Marilyn Golden, a senior policy analyst with the Disability Rights Education & Defense Fund, told NPR that it is not possible to know, as one example, if a depressed patient who is suicidal went to several doctors first, who all turned down the lethal medication request, before finding one who would agree to write a prescription for it.

"We are looking ahead at measures to protect people from abuse, and to explore and inform doctors, nurses and pharmacists that they don't have to participate," she said.

NPR reported further:

As written, the law requires two doctors to agree, before prescribing the drugs, that a patient has six months or less to live. Patients must be able to swallow the medication themselves and must affirm in writing, 48 hours before taking the medication, that they will do so.

With passage of the measure, California became the fifth state to permit assisted suicide, joining Montana, Vermont, Oregon and Washington.

Across the state, patients with advanced cancer were happy about the news.

"It gives me a great peace of mind to know that I will not be forced to die slowly and painfully," said Elizabeth Wallner, in a release from Compassion & Choices, an aid-in-dying advocacy group.

Wallner, 52, of Sacramento, is a single mother who has stage 4 colon cancer that has metastasized to her liver and lungs. It is unclear whether she has tried any alternative treatments other than standard chemo- and radiation therapies.

"It gives great comfort to know that the agonizingly traumatic image of me suffering will not be my family's last memory of me," she said.

Endorsing patient suicide

For his part, Sen. Monning thanked those who worked to get the law passed.

"I really believe we use today to mark and dedicate the memory of some true champions," he said.

Other groups say such laws are ripe for abuse, including the Christian-centered Focus on the Family.
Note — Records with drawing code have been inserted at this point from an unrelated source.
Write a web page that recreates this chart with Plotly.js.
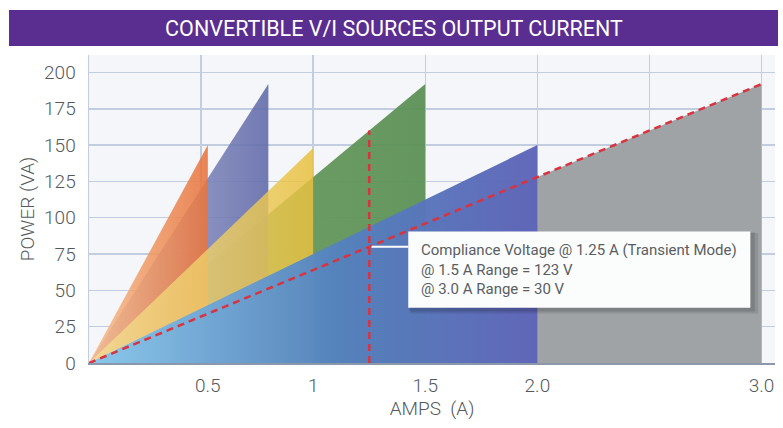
<!DOCTYPE html>
<html>
<head>
<meta charset="utf-8">
<script src="https://cdn.plot.ly/plotly-3.0.1.min.js"></script>
<style>
  html, body { margin: 0; padding: 0; background: #ffffff; }
  #chart { width: 783px; height: 428px; }
</style>
</head>
<body>
<div id="chart"></div>
<script>
// ---- data ----
const chartTitle = 'CONVERTIBLE V/I SOURCES OUTPUT CURRENT';
const seriesNames = ['3.0 A range', '1.5 A range', '0.8 A range', '0.5 A range', '1.0 A range', '2.0 A range'];
const maxAmps  = [3.0, 1.5, 0.8, 0.53, 1.0, 2.0];
const maxPower = [192, 192, 192, 150, 148, 150];
const complianceAmps  = [0, 3.0];
const compliancePower = [0, 192];
const transientAmps  = [1.25, 1.25];
const transientPower = [0, 160];
const xTickVals = [0.53, 1, 1.5, 2, 3];
const xTickText = ['0.5', '1', '1.5', '2.0', '3.0'];
const yTickVals = [0, 25, 50, 75, 100, 125, 150, 175, 200];
const noteLines = ['Compliance Voltage @ 1.25 A (Transient Mode)', '@ 1.5 A Range = 123 V', '@ 3.0 A Range = 30 V'];
const notePointAmps = 1.25;
const notePointPower = 80;

// ---- styles ----
const fills = [
  [[0, 'rgba(160,163,166,1)'], [1, 'rgba(160,163,166,1)']],
  [[0, 'rgba(110,160,100,0.95)'], [1, 'rgba(92,145,86,0.95)']],
  [[0, 'rgba(170,172,210,0.85)'], [1, 'rgba(98,108,170,0.9)']],
  [[0, 'rgba(248,190,140,0.85)'], [1, 'rgba(232,116,62,0.88)']],
  [[0, 'rgba(245,225,150,0.75)'], [1, 'rgba(232,192,62,0.85)']],
  [[0, 'rgba(135,200,238,0.97)'], [0.55, 'rgba(84,130,190,0.97)'], [1, 'rgba(94,100,184,0.97)']]
];

const traces = seriesNames.map((n, i) => ({
  type: 'scatter', mode: 'lines', name: n,
  x: [0, maxAmps[i], maxAmps[i], 0],
  y: [0, maxPower[i], 0, 0],
  fill: 'toself',
  fillgradient: { type: 'horizontal', colorscale: fills[i], start: 0, stop: maxAmps[i] },
  line: { width: 0 },
  hoverinfo: 'skip', showlegend: false
}));

traces.push({
  type: 'scatter', mode: 'lines', x: complianceAmps, y: compliancePower,
  line: { color: '#d8333f', width: 2.5, dash: '7px,5px' }, hoverinfo: 'skip', showlegend: false
});
traces.push({
  type: 'scatter', mode: 'lines', x: transientAmps, y: transientPower,
  line: { color: '#d8333f', width: 2.5, dash: '7px,5px' }, hoverinfo: 'skip', showlegend: false
});

const boxX0 = 1.424, boxX1 = 2.95, boxY0 = 38, boxY1 = 90.5;

const shapes = [
  { type: 'rect', xref: 'paper', yref: 'paper', x0: -0.1166, x1: 1.0044, y0: 1.029, y1: 1.146,
    fillcolor: '#5a2e90', line: { width: 0 }, layer: 'above' },
  // shadow
  { type: 'rect', xref: 'x', yref: 'y', x0: boxX0 + 0.01, x1: boxX1 + 0.035, y0: boxY0 - 4, y1: boxY1 - 1,
    fillcolor: 'rgba(0,0,0,0.10)', line: { width: 0 }, layer: 'above' },
  { type: 'rect', xref: 'x', yref: 'y', x0: boxX0 + 0.005, x1: boxX1 + 0.02, y0: boxY0 - 2.5, y1: boxY1 - 0.5,
    fillcolor: 'rgba(0,0,0,0.12)', line: { width: 0 }, layer: 'above' },
  { type: 'rect', xref: 'x', yref: 'y', x0: boxX0, x1: boxX1, y0: boxY0, y1: boxY1,
    fillcolor: '#fbfcfc', line: { width: 0 }, layer: 'above' },
  { type: 'line', xref: 'x', yref: 'y', x0: notePointAmps + 0.01, x1: boxX0, y0: notePointPower, y1: notePointPower,
    line: { color: '#ffffff', width: 2 }, layer: 'above' }
];

const layout = {
  width: 783, height: 428,
  margin: { l: 89, r: 8, t: 55, b: 65 },
  paper_bgcolor: '#ffffff',
  plot_bgcolor: '#f4f6f9',
  font: { family: 'Roboto, "DejaVu Sans", sans-serif', color: '#555a5e', size: 17 },
  title: {
    text: chartTitle,
    font: { family: 'Roboto, sans-serif', size: 21.5, color: '#ffffff', weight: 400 },
    x: 394 / 783, xref: 'container', xanchor: 'center',
    y: 1 - 28 / 428, yref: 'container', yanchor: 'middle'
  },
  xaxis: {
    range: [0, 3.06], tickvals: xTickVals, ticktext: xTickText,
    showgrid: false, zeroline: false,
    minor: { tick0: 0, dtick: 0.5, showgrid: true, gridcolor: '#c2cddf', gridwidth: 1.5, ticks: '' },
    showline: true, linecolor: '#8b97ab', linewidth: 2,
    ticks: '', ticklabelstandoff: 4,
    tickfont: { size: 19, color: '#55595d', weight: 300 },
    title: { text: 'AMPS\u00a0 (A)', font: { size: 19, color: '#55595d', weight: 300 }, standoff: 6 }
  },
  yaxis: {
    range: [0, 212], tickvals: yTickVals,
    showgrid: true, gridcolor: '#c2cddf', gridwidth: 1.5, zeroline: false,
    showline: true, linecolor: '#c2cddf', linewidth: 1.5,
    ticks: '', ticklabelstandoff: 8,
    tickfont: { size: 19, color: '#55595d', weight: 300 },
    title: { text: 'POWER (VA)', font: { size: 19, color: '#55595d', weight: 300 }, standoff: 4 }
  },
  shapes: shapes,
  annotations: [{
    xref: 'x', yref: 'y', x: boxX0 + 0.05, y: (boxY0 + boxY1) / 2,
    xanchor: 'left', yanchor: 'middle', align: 'left', showarrow: false,
    text: noteLines.join('<br>'),
    font: { size: 15, color: '#5a5e62', family: 'Roboto, sans-serif' }
  }],
  showlegend: false
};

Plotly.newPlot('chart', traces, layout, { displayModeBar: false, staticPlot: true });
</script>
</body>
</html>
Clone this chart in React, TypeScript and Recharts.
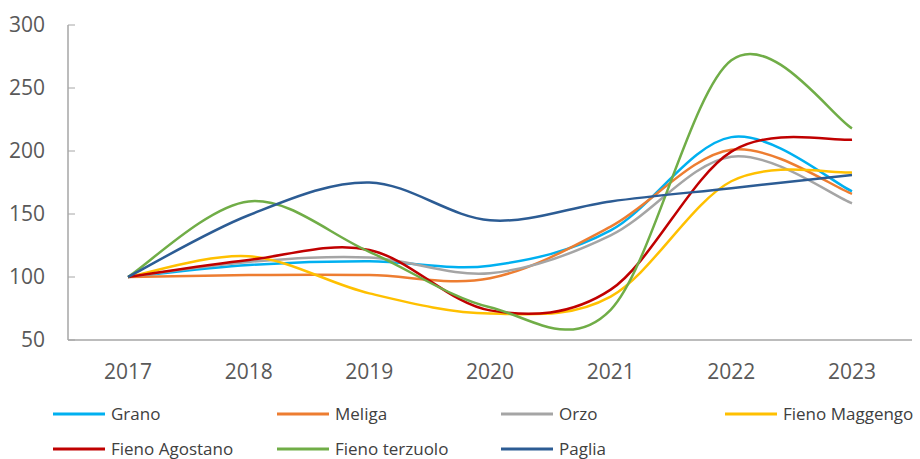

"For instance, once the lethal prescription is handed to the patient, there is no accountability of what takes place next," the group said on its website. "A third party (including someone who stands to benefit financially from the patient's death) could administer the drug to the patient without patient consent, even if the patient changed her mind and struggled against the overdose.

"Laws do not require consent at the time of death, only consent to obtain the lethal prescription - a distinction which can give someone other the patient the power to decide when death occurs. In reality, there is no protected 'choice' as proponents claim," the group continued.

Others argue that in a period when policymakers are focused on providing healthcare for all, it makes no sense to approve legislation endorsing patient suicide.